Save Alabama Birth Centers

By: Rachel Clark

According to a new report by WalletHub earlier this month, Alabama ranks as the worst state in the US to give birth. Many factors go into this rating, including the number of OB/GYNs and midwives per capita, cost of healthcare, cost of childcare, quality of women’s hospitals, maternal mortality, infant mortality, and access to prenatal care. Data reported by the Alabama Department of Health Vital Statistics in 2019 shows only 28 of Alabama’s 67 counties having labor and delivery facilities inside the county. Of those listed, 9 are classified as “Highly Rural” by the Alabama Rural Health Association, 7 are “Rural,” and the other 12 are “Urban.” This means women and families must travel to one of these counties to access care with many women traveling a great distance to do so.

Given our current abysmal rating, birth centers could be part of the solution to our problem. The American Association of Birth Centers (AABC) defines a birth center as “a health care facility for childbirth where care is provided in the midwifery and wellness model. The birth center is freestanding and not a hospital.” Birth centers have been in existence since 1975. The birth center care model and outcomes have been studied since 1989. Time and time again, those studies have proven that the care provided in birth centers is cost-effective, high quality, and safe.

In 2017, the Alabama State Legislature passed a law allowing certified professional midwives (CPMs) to become licensed and practice midwifery in our state. This opened a door for women in counties that do not have a labor and delivery unit to access care in their own homes, provided that they are low-risk and healthy. According to the law passed, CPMs may provide midwifery care in the setting of the client’s choice, except a hospital. Given that there are currently no birth centers open in our state, CPMs only deliver at home at this time. Hopefully, one day soon that will no longer be the case.

There are three birth centers attempting to organize and open across the state: one in Huntsville, one in Birmingham, and one in Greenville. Currently there are no regulations for opening a birth center. However, a few weeks ago, the Alabama Department of Public Health (ADPH) decided to propose regulations that would govern those fledgling centers that are attempting to open their doors. These rules are very similar to rules which were repealed by ADPH in 2010 because there were no birth centers in the state. Should these rules pass, it will effectively ensure that they will not open.

Two of those future birth centers are intended to be staffed with CPMs. Across the nation, 50% of all birth centers are staffed with CPMs. The currently proposed regulations state that only certified nurse midwives (CNMs) would be allowed to work in a birth center. Additionally, the proposed regulations place further restrictions on CNMs practicing in birth centers that are not in the requirements for licensure (nor should they be). Barrier to CNM practice is difficult enough without the addition of these proposed rules.

The proposed rules would also make it extremely difficult to open a birth center because building regulations are similar to hospitals or outpatient surgical centers instead of birth centers. Most birth centers around the country are private homes that have been renovated and converted into birth centers. These proposed specifications make it economically impossible and no longer cost-effective. The proposed regulations are not in line with national standards for birth centers as set forth by AABC and their model legislation.
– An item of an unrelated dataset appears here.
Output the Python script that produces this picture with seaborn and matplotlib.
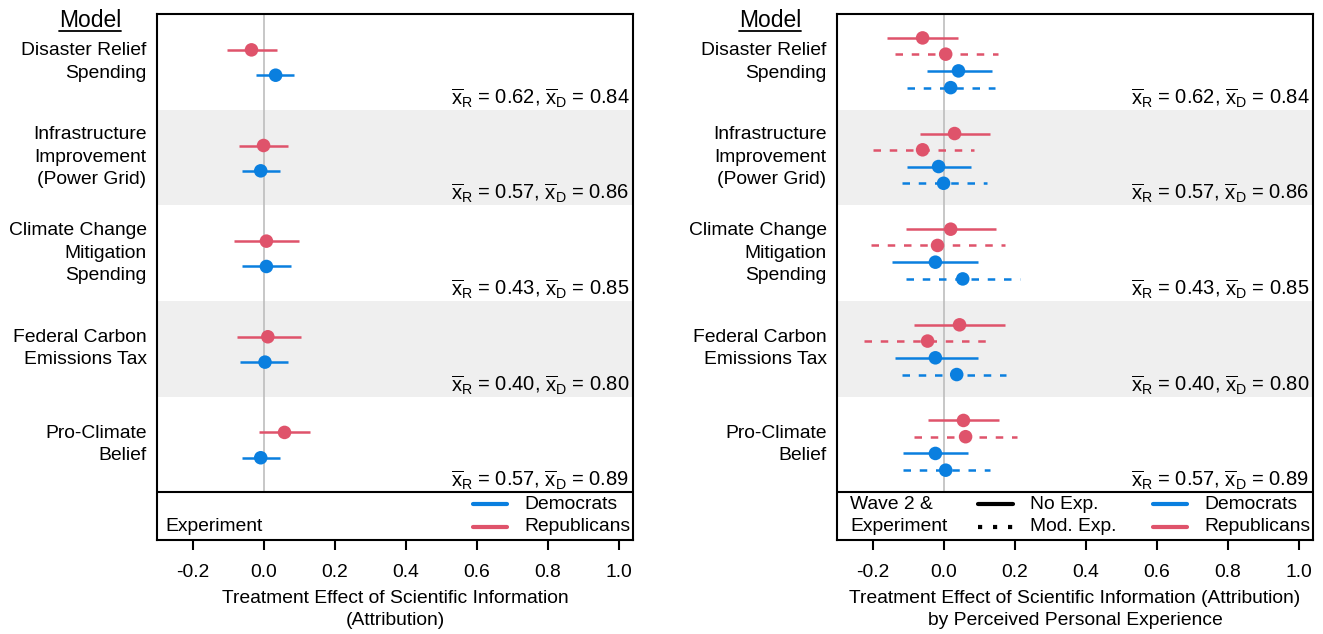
import matplotlib
matplotlib.use("Agg")
import matplotlib.pyplot as plt
import seaborn as sns
import pandas as pd
import numpy as np
from matplotlib.lines import Line2D

sns.set_theme(style="white")
plt.rcParams['font.family'] = ['Liberation Sans', 'DejaVu Sans']
plt.rcParams['mathtext.fontset'] = 'custom'
plt.rcParams['mathtext.rm'] = 'Liberation Sans'
plt.rcParams['mathtext.it'] = 'Liberation Sans:italic'
plt.rcParams['mathtext.bf'] = 'Liberation Sans:bold'
plt.rcParams['text.color'] = 'black'
plt.rcParams['axes.labelcolor'] = 'black'
plt.rcParams['xtick.color'] = 'black'
plt.rcParams['ytick.color'] = 'black'

# ---------------- data ----------------
models = ["Disaster Relief\nSpending", "Infrastructure\nImprovement\n(Power Grid)",
          "Climate Change\nMitigation\nSpending", "Federal Carbon\nEmissions Tax",
          "Pro-Climate\nBelief"]
mean_R = ["0.62", "0.57", "0.43", "0.40", "0.57"]
mean_D = ["0.84", "0.86", "0.85", "0.80", "0.89"]

# Left panel: Experiment
left_rep_est = [-0.034, 0.000, 0.008, 0.012, 0.059]
left_rep_lo = [-0.104, -0.070, -0.084, -0.075, -0.012]
left_rep_hi = [0.037, 0.070, 0.100, 0.104, 0.130]
left_dem_est = [0.034, -0.008, 0.008, 0.004, -0.008]
left_dem_lo = [-0.020, -0.062, -0.062, -0.065, -0.062]
left_dem_hi = [0.087, 0.045, 0.078, 0.070, 0.045]

# Right panel: Wave 2 & Experiment by perceived personal experience
r_rep_no_est = [-0.059, 0.031, 0.020, 0.045, 0.056]
r_rep_no_lo = [-0.158, -0.065, -0.107, -0.082, -0.045]
r_rep_no_hi = [0.042, 0.130, 0.149, 0.172, 0.155]
r_rep_mod_est = [0.006, -0.059, -0.017, -0.045, 0.062]
r_rep_mod_lo = [-0.138, -0.200, -0.203, -0.225, -0.082]
r_rep_mod_hi = [0.152, 0.085, 0.172, 0.138, 0.208]
r_dem_no_est = [0.042, -0.014, -0.023, -0.023, -0.023]
r_dem_no_lo = [-0.048, -0.104, -0.144, -0.138, -0.115]
r_dem_no_hi = [0.135, 0.076, 0.096, 0.096, 0.070]
r_dem_mod_est = [0.020, 0.000, 0.054, 0.037, 0.006]
r_dem_mod_lo = [-0.104, -0.118, -0.107, -0.118, -0.115]
r_dem_mod_hi = [0.144, 0.121, 0.214, 0.175, 0.132]

xticks = [-0.2, 0.0, 0.2, 0.4, 0.6, 0.8, 1.0]
xticklabels = ["-0.2", "0.0", "0.2", "0.4", "0.6", "0.8", "1.0"]

BLUE = "#0A7FDF"
RED = "#DF536B"
FS = 13.9

fig = plt.figure(figsize=(13.23, 6.34), dpi=100)
W, H = 1323, 634
def axpos(x0):
    return [x0 / W, 1 - 540 / H, 476 / W, 526 / H]
axL = fig.add_axes(axpos(157))
axR = fig.add_axes(axpos(837))

def setup(ax, xlabel):
    ax.set_xlim(-0.3, 1.04)
    ax.set_ylim(5.5, 0)
    for i in range(5):
        if i % 2 == 1:
            ax.axhspan(i, i + 1, color="#EFEFEF", lw=0, zorder=0)
    ax.axvline(0, ymin=0.5 / 5.5, ymax=1, color="#BDBDBD", lw=1.2, zorder=1)
    ax.axhline(5, color="black", lw=1.5, zorder=3)
    for s in ax.spines.values():
        s.set_color("black")
        s.set_linewidth(1.5)
    ax.set_yticks([])
    ax.set_xticks(xticks)
    ax.set_xticklabels(xticklabels, fontsize=FS)
    ax.tick_params(axis="x", direction="out", length=7.5, width=1.5, color="black",
                   bottom=True, pad=10, labelcolor="black")
    ax.set_xlabel(xlabel, fontsize=FS, labelpad=6, linespacing=1.45)
    for i in range(5):
        ax.text(1.03, i + 0.88,
                r"$\overline{\mathrm{x}}_\mathrm{R}$ = " + mean_R[i] +
                r", $\overline{\mathrm{x}}_\mathrm{D}$ = " + mean_D[i],
                ha="right", va="center", fontsize=FS + 0.6)
        ax.text(-0.022, i + 0.5, models[i], transform=ax.get_yaxis_transform(),
                ha="right", va="center", fontsize=FS, linespacing=1.42)
    t = ax.text(-0.14, 0.065, "Model", transform=ax.get_yaxis_transform(),
                ha="center", va="center", fontsize=16.5)
    return t

def draw(ax, est, lo, hi, offs, color, ls):
    ys = [i + offs for i in range(5)]
    df = pd.DataFrame({"est": est, "y": ys})
    ax.hlines(ys, lo, hi, color=color, lw=1.8, linestyles=[ls], zorder=4)
    sns.scatterplot(data=df, x="est", y="y", ax=ax, color=color, s=95,
                    edgecolor="none", zorder=5, legend=False)

tL = setup(axL, "Treatment Effect of Scientific Information\n(Attribution)")
tR = setup(axR, "Treatment Effect of Scientific Information (Attribution)\nby Perceived Personal Experience")

draw(axL, left_rep_est, left_rep_lo, left_rep_hi, 0.375, RED, "solid")
draw(axL, left_dem_est, left_dem_lo, left_dem_hi, 0.64, BLUE, "solid")

dash = (0, (3, 3.5))
draw(axR, r_rep_no_est, r_rep_no_lo, r_rep_no_hi, 0.25, RED, "solid")
draw(axR, r_rep_mod_est, r_rep_mod_lo, r_rep_mod_hi, 0.42, RED, dash)
draw(axR, r_dem_no_est, r_dem_no_lo, r_dem_no_hi, 0.595, BLUE, "solid")
draw(axR, r_dem_mod_est, r_dem_mod_lo, r_dem_mod_hi, 0.77, BLUE, dash)

for ax in (axL, axR):
    ax.set_ylabel("")

# legends (drawn inside bottom strip)
def xdata(px, ax0):
    return (px - ax0) / 476 * 1.34 - 0.3

for ax, x0 in ((axL, 157), (axR, 837)):
    for yy, col, lab in ((5.125, BLUE, "Democrats"), (5.36, RED, "Republicans")):
        ax.plot([xdata(x0 + 316, x0), xdata(x0 + 350, x0)], [yy, yy], color=col, lw=3, zorder=6)
        ax.text(xdata(x0 + 367, x0), yy, lab, ha="left", va="center", fontsize=FS)

axL.text(xdata(165, 157), 5.36, "Experiment", ha="left", va="center", fontsize=FS)
axR.text(xdata(850, 837), 5.125, "Wave 2 &", ha="left", va="center", fontsize=FS)
axR.text(xdata(850, 837), 5.36, "Experiment", ha="left", va="center", fontsize=FS)
axR.plot([xdata(978, 837), xdata(1013, 837)], [5.125, 5.125], color="black", lw=3, zorder=6)
axR.plot([xdata(978, 837), xdata(1013, 837)], [5.36, 5.36], color="black", lw=3,
         linestyle=(0, (1, 2.6)), zorder=6)
axR.text(xdata(1030, 837), 5.125, "No Exp.", ha="left", va="center", fontsize=FS)
axR.text(xdata(1030, 837), 5.36, "Mod. Exp.", ha="left", va="center", fontsize=FS)

# underline "Model"
fig.canvas.draw()
r = fig.canvas.get_renderer()
for t in (tL, tR):
    bb = t.get_window_extent(r).transformed(fig.transFigure.inverted())
    fig.add_artist(Line2D([bb.x0, bb.x1], [bb.y0 + 0.001, bb.y0 + 0.001],
                          color="black", lw=1.3, transform=fig.transFigure))

fig.savefig("out.png", dpi=100)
On their website’s home page, ADPH says they “work to promote, protect, and improve your health.” Their self-stated core values are excellence, integrity, innovation, and community. The proposed rules from ADPH regarding birth centers do not meet any of those core values. While regulations to protect the public are vital, these proposed regulations would only serve to limit competition for physicians and hospitals.

It is vital that we as the public, whose interests are supposed to be protected, make our voices heard. We should hold ADPH accountable and ask that they table their current rules in favor of a collaborative effort to create better ones which are more representative of all stakeholders, not just ADPH. On Thursday, August 18, 2022, at 10 a.m., there will be a public hearing regarding these proposed regulations. If you have concerns about these proposed regulations, I highly encourage you to reach out to ADPH. Public comments on the proposed regulations will be open until September 2, 2022.  Correspondence can be addressed to Jacqueline D. Milledge, Bureau of Health Provider Standards, Department of Public Health, PO Box 303017, Montgomery, Alabama, 36130-3017.